§ Goal of the exercise:
Output the entries below exactly as written, omitting pictures.
[START]
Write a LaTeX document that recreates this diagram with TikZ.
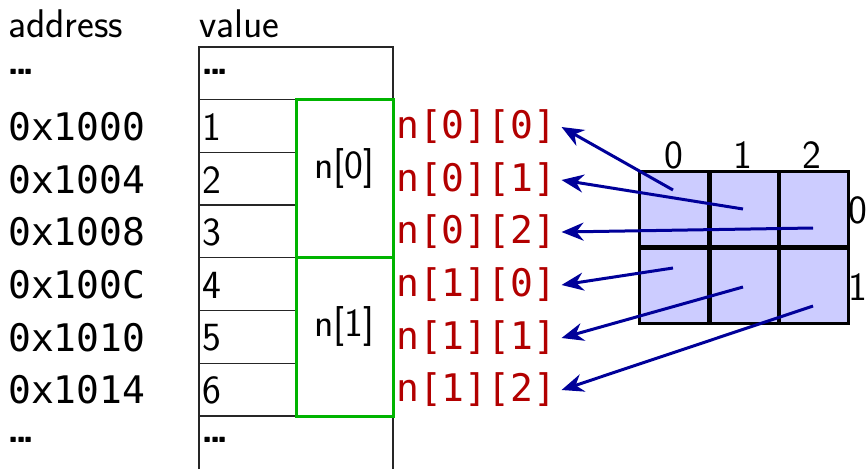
\documentclass[tikz,border=0pt]{standalone}
\usepackage{fontspec}
\setmonofont{DejaVu Sans Mono}
\usetikzlibrary{arrows.meta}
\definecolor{myred}{RGB}{178,0,0}
\definecolor{mygreen}{RGB}{0,180,0}
\definecolor{myblue}{RGB}{0,0,153}
\definecolor{cellfill}{RGB}{204,204,255}
\newcommand{\tightdots}{\textbf{.\kern-0.11em.\kern-0.11em.}}
\begin{document}
\begin{tikzpicture}[x=1pt,y=-1pt,
  sf/.style={font=\fontsize{40}{48}\selectfont\sffamily, inner sep=0pt},
  addr/.style={font=\fontsize{38}{46}\selectfont\ttfamily, inner sep=0pt, anchor=west},
  val/.style={sf, anchor=west},
  elem/.style={font=\fontsize{38}{46}\selectfont\ttfamily, text=myred, inner sep=0pt, anchor=west},
  grp/.style={draw=mygreen, line width=3pt},
  memline/.style={draw=black!85, line width=1.3pt},
  cell/.style={fill=cellfill, minimum width=69.3pt, minimum height=75.5pt, inner sep=0pt},
  ptr/.style={draw=myblue, line width=3pt, -{Stealth[length=22pt,width=18pt]}}
]
\useasboundingbox (0,0) rectangle (866,469);
% headers
\node[val] (haddr) at (8,24) {address};
\node[val] (hval) at (199,24) {value};
% memory column
\draw[memline] (199,469) -- (199,47) -- (393,47) -- (393,469);
\foreach \y in {99.7,152.4,205.1,257.8,310.5,363.2,416} {
  \draw[memline] (199,\y) -- (296,\y);
}
\draw[memline] (296,99.7) -- (393,99.7);
\draw[memline] (296,416) -- (393,416);
% address and value texts
\node[val] (adots1) at (7,72) {\tightdots};
\node[val] (vdots1) at (201,72) {\tightdots};
\node[addr] (a0) at (8,127) {0x1000};
\node[addr] (a1) at (8,180) {0x1004};
\node[addr] (a2) at (8,232) {0x1008};
\node[addr] (a3) at (8,285) {0x100C};
\node[addr] (a4) at (8,338) {0x1010};
\node[addr] (a5) at (8,390) {0x1014};
\node[val] (adots2) at (7,440) {\tightdots};
\node[val] (v0) at (202,127) {1};
\node[val] (v1) at (202,180) {2};
\node[val] (v2) at (202,232) {3};
\node[val] (v3) at (202,285) {4};
\node[val] (v4) at (202,338) {5};
\node[val] (v5) at (202,390) {6};
\node[val] (vdots2) at (201,440) {\tightdots};
% green groups
\draw[grp] (296,99.7) rectangle (393,257.8);
\draw[grp] (296,257.8) rectangle (393,416);
\node[sf] (g0) at (344,168) {n[0]};
\node[sf] (g1) at (344,326) {n[1]};
% red element labels
\node[elem] (l00) at (396,127) {n[0][0]};
\node[elem] (l01) at (396,180) {n[0][1]};
\node[elem] (l02) at (396,232) {n[0][2]};
\node[elem] (l10) at (396,285) {n[1][0]};
\node[elem] (l11) at (396,338) {n[1][1]};
\node[elem] (l12) at (396,390) {n[1][2]};
% grid
\node[cell] (c00) at (674.65,209.75) {};
\node[cell] (c01) at (743.95,209.75) {};
\node[cell] (c02) at (813.35,209.75) {};
\node[cell] (c10) at (674.65,285.25) {};
\node[cell] (c11) at (743.95,285.25) {};
\node[cell] (c12) at (813.35,285.25) {};
\draw[line width=3pt] (c00.north west) rectangle (c12.south east);
\draw[line width=4.5pt] (c00.north east) -- (c10.south east);
\draw[line width=4.5pt] (c01.north east) -- (c11.south east);
\draw[line width=4.5pt] (c00.south west) -- (c02.south east);
\node[sf] (col0) at (674,155) {0};
\node[sf] (col1) at (743,155) {1};
\node[sf] (col2) at (812,155) {2};
\node[sf, anchor=west] (row0) at (848,210) {0};
\node[sf, anchor=west] (row1) at (848,287) {1};
% pointers
\coordinate (s00) at (673,190);
\coordinate (s01) at (743,209);
\coordinate (s02) at (813,228);
\coordinate (s10) at (673,268);
\coordinate (s11) at (743,287);
\coordinate (s12) at (813,306);
\draw[ptr] (s00) -- ([xshift=5pt]l00.east);
\draw[ptr] (s01) -- ([xshift=5pt]l01.east);
\draw[ptr] (s02) -- ([xshift=5pt]l02.east);
\draw[ptr] (s10) -- ([xshift=5pt]l10.east);
\draw[ptr] (s11) -- ([xshift=5pt]l11.east);
\draw[ptr] (s12) -- ([xshift=5pt]l12.east);
\end{tikzpicture}
\end{document}
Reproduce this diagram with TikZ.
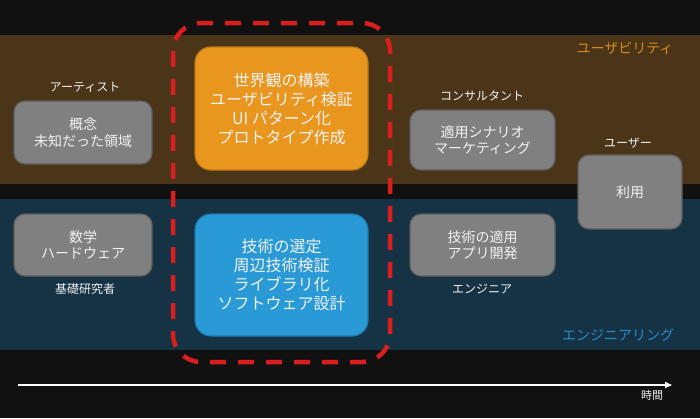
[END]
§ Output for this exercise:
Write a LaTeX document that recreates this diagram with TikZ.
\documentclass[tikz,border=0pt]{standalone}
\usepackage{fontspec}
\setmonofont{DejaVu Sans Mono}
\usetikzlibrary{arrows.meta}
\definecolor{myred}{RGB}{178,0,0}
\definecolor{mygreen}{RGB}{0,180,0}
\definecolor{myblue}{RGB}{0,0,153}
\definecolor{cellfill}{RGB}{204,204,255}
\newcommand{\tightdots}{\textbf{.\kern-0.11em.\kern-0.11em.}}
\begin{document}
\begin{tikzpicture}[x=1pt,y=-1pt,
  sf/.style={font=\fontsize{40}{48}\selectfont\sffamily, inner sep=0pt},
  addr/.style={font=\fontsize{38}{46}\selectfont\ttfamily, inner sep=0pt, anchor=west},
  val/.style={sf, anchor=west},
  elem/.style={font=\fontsize{38}{46}\selectfont\ttfamily, text=myred, inner sep=0pt, anchor=west},
  grp/.style={draw=mygreen, line width=3pt},
  memline/.style={draw=black!85, line width=1.3pt},
  cell/.style={fill=cellfill, minimum width=69.3pt, minimum height=75.5pt, inner sep=0pt},
  ptr/.style={draw=myblue, line width=3pt, -{Stealth[length=22pt,width=18pt]}}
]
\useasboundingbox (0,0) rectangle (866,469);
% headers
\node[val] (haddr) at (8,24) {address};
\node[val] (hval) at (199,24) {value};
% memory column
\draw[memline] (199,469) -- (199,47) -- (393,47) -- (393,469);
\foreach \y in {99.7,152.4,205.1,257.8,310.5,363.2,416} {
  \draw[memline] (199,\y) -- (296,\y);
}
\draw[memline] (296,99.7) -- (393,99.7);
\draw[memline] (296,416) -- (393,416);
% address and value texts
\node[val] (adots1) at (7,72) {\tightdots};
\node[val] (vdots1) at (201,72) {\tightdots};
\node[addr] (a0) at (8,127) {0x1000};
\node[addr] (a1) at (8,180) {0x1004};
\node[addr] (a2) at (8,232) {0x1008};
\node[addr] (a3) at (8,285) {0x100C};
\node[addr] (a4) at (8,338) {0x1010};
\node[addr] (a5) at (8,390) {0x1014};
\node[val] (adots2) at (7,440) {\tightdots};
\node[val] (v0) at (202,127) {1};
\node[val] (v1) at (202,180) {2};
\node[val] (v2) at (202,232) {3};
\node[val] (v3) at (202,285) {4};
\node[val] (v4) at (202,338) {5};
\node[val] (v5) at (202,390) {6};
\node[val] (vdots2) at (201,440) {\tightdots};
% green groups
\draw[grp] (296,99.7) rectangle (393,257.8);
\draw[grp] (296,257.8) rectangle (393,416);
\node[sf] (g0) at (344,168) {n[0]};
\node[sf] (g1) at (344,326) {n[1]};
% red element labels
\node[elem] (l00) at (396,127) {n[0][0]};
\node[elem] (l01) at (396,180) {n[0][1]};
\node[elem] (l02) at (396,232) {n[0][2]};
\node[elem] (l10) at (396,285) {n[1][0]};
\node[elem] (l11) at (396,338) {n[1][1]};
\node[elem] (l12) at (396,390) {n[1][2]};
% grid
\node[cell] (c00) at (674.65,209.75) {};
\node[cell] (c01) at (743.95,209.75) {};
\node[cell] (c02) at (813.35,209.75) {};
\node[cell] (c10) at (674.65,285.25) {};
\node[cell] (c11) at (743.95,285.25) {};
\node[cell] (c12) at (813.35,285.25) {};
\draw[line width=3pt] (c00.north west) rectangle (c12.south east);
\draw[line width=4.5pt] (c00.north east) -- (c10.south east);
\draw[line width=4.5pt] (c01.north east) -- (c11.south east);
\draw[line width=4.5pt] (c00.south west) -- (c02.south east);
\node[sf] (col0) at (674,155) {0};
\node[sf] (col1) at (743,155) {1};
\node[sf] (col2) at (812,155) {2};
\node[sf, anchor=west] (row0) at (848,210) {0};
\node[sf, anchor=west] (row1) at (848,287) {1};
% pointers
\coordinate (s00) at (673,190);
\coordinate (s01) at (743,209);
\coordinate (s02) at (813,228);
\coordinate (s10) at (673,268);
\coordinate (s11) at (743,287);
\coordinate (s12) at (813,306);
\draw[ptr] (s00) -- ([xshift=5pt]l00.east);
\draw[ptr] (s01) -- ([xshift=5pt]l01.east);
\draw[ptr] (s02) -- ([xshift=5pt]l02.east);
\draw[ptr] (s10) -- ([xshift=5pt]l10.east);
\draw[ptr] (s11) -- ([xshift=5pt]l11.east);
\draw[ptr] (s12) -- ([xshift=5pt]l12.east);
\end{tikzpicture}
\end{document}
Reproduce this diagram with TikZ.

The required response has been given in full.